In the past 10 years, HPI Crushwatch says it has saved cars worth around £672 million, with more than 7,000 vehicles worth a combined total of more than £65.5 million saved so far in 2019. Last year, meanwhile, the scheme kept £122 million worth of cars off the scrapheap - up from £94 million in 2017.
Included in that £122 million total figure were four Lamborghini Aventadors worth between £162,000 and £302,000 and one £173,000 Lamborghini Huracan. And it wasn’t just Lambos that were snatched from the jaws of the crusher. A Ferrari 458 worth £248,000, two Rolls-Royce Dawns (worth £212,000 and £178,000) and a Mercedes-AMG GT worth £153,000 were also recovered. However, HPI says more mainstream models, such as the Volkswagen Golf, Vauxhall Astra and Ford Focus, make up the bulk of vehicles saved from the scrapheap.
“It’s staggering to think that in the time that Crushwatch has been operational over £670m worth of vehicles have potentially been saved,” said Barry Shorto, the head of industry relations at HPI. “The success of the initiative illustrates the need to crack down on driving without insurance, drivers who are causing a risk to other road users and pedestrians.
"Sadly our data reveals that drivers of supercars and premium vehicles are not exempt from this practice. Preventing this from happening is not just a safety issue but also about enabling finance companies across the UK to reclaim their vehicles which otherwise may have ended up at auction or on the scrap heap.

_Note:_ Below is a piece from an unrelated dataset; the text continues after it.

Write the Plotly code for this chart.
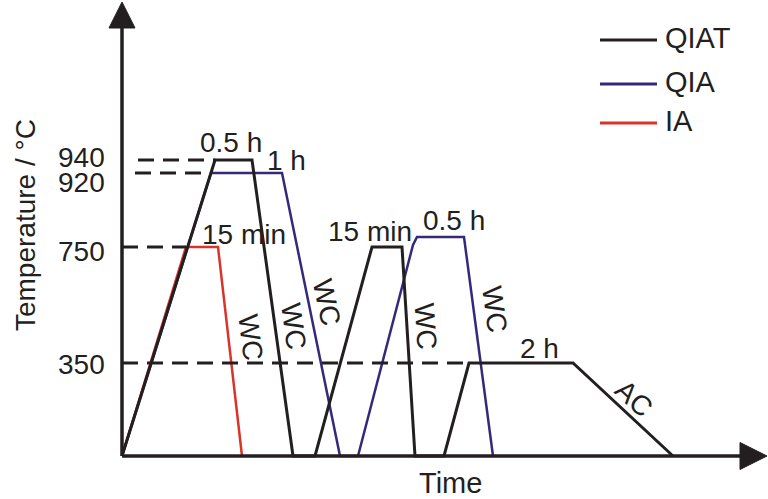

“Since Crushwatch started, the total value of the cars recovered highlights the important role that it plays in the process of clamping down on drivers who think they are above the law. Although the problem isn’t going away through an ongoing collaborative approach with police forces throughout the UK, we can help the leasing and finance companies to minimise losses and increasingly get to grips with the problem.”